Yang lebih buruk lagi adalah tidak ada yang peduli dengan “kemenangan” tersebut pada akhirnya, Anda sukses, Anda kaya, Anda memenuhi semua tuntutan hidup, dan tidak ada yang peduli karena sebenarnya orang lain juga melakukan hal yang sama.
Lalu mengapa tuntutan tersebut ada (dan akan selalu ada)? Itu semua karena tuntutan tersebut diciptakan untuk kepentingan sebuah bisnis/industri.
Everything is business
Hampir segala aspek dalam kehidupan ini adalah bisnis. Sekolah, kuliah, pekerjaan, media/sosmed, bahkan politik adalah bagian dari bisnis.
Tahukah Anda bahwa sebenarnya tidak ada yang namanya hari Valentine/tahun baru/acara anniversary dan hari-hari perayaan semacamnya. Kenapa hari spesial tersebut bisa ada? Karena memang sengaja diciptakan untuk keuntungan sebuah bisnis/industri.
Sosial media yang Anda gunakan sehari-hari juga bagian dari bisnis. “Tapi sosmed kan gratis, bisnis darimananya?”, ingat jika Anda menggunakan sesuatu secara gratis berarti “Andalah yang menjadi produknya”. Tinggal menunggu waktu sampai perusahaan sosmed tersebut mengalihkan bola mata Anda kepada para advertiser/iklan atau yang lebih buruk lagi menjual data Anda pada pihak ketiga.

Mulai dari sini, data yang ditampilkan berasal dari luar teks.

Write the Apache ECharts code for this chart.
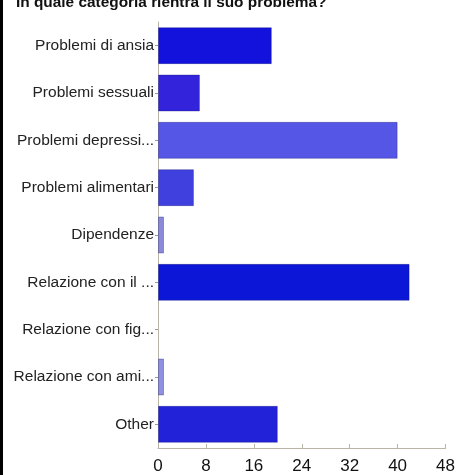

Televisi dan media-media yang ada dengan konsisten setiap hari memberikan kita berita kontroversi dan kabar-kabar terburuk dalam negeri karena mereka hanya ingin mendapatkan perhatian Anda (views). Tentunya “bad stuff” jauh lebih mudah diingat dan menarik perhatian daripada “the boring good stuff” bukan? Itulah mengapa “drama” dimedia tidak akan pernah habis, karena masyarakat memang suka drama dan tugas media hanya memberikan apa yang penontonnya mau.
Semua industri ini mengarahkan kita pada tuntutan/ekspektasi yang semakin tidak realistis, semua hanya demi memuaskan gengsi dan pembuktian diri tanpa arti.
Berikut ini video penjelasan bagaimana industri pernikahan (wedding) menciptakan ekspektasi yang tinggi bagi masyarakat sehingga biaya pernikahan menjadi semakin mahal dan memboroskan:
Kenyataanya semua orang berlomba-lomba menciptakan sebuah ekspektasi demi keuntungannya masing-masing, dan sayangnya kita sangat mudah dipengaruhi oleh hal itu. Kita melihat orang-orang bahagia liburan keluar negeri, kita jadi ingin liburan keluar negeri, kita melihat orang-orang sukses menjadi entrepreneur, kita ikut-ikutan menjadi entrepreneur.
Well stop it.
Bebaskan diri Anda dari tuntutan dan ekspektasi orang lain, hiduplah sesuai dengan selera dan kenyamanan Anda sendiri, berkembanglah dengan cara Anda sendiri yang menurut Anda adalah cara terbaik untuk sukses. Jika harus mengikuti suatu tuntutan, pastikan itu sejalan dengan pemikiran Anda dan betul-betul membawa dampak positif yang real untuk hidup Anda (worth it).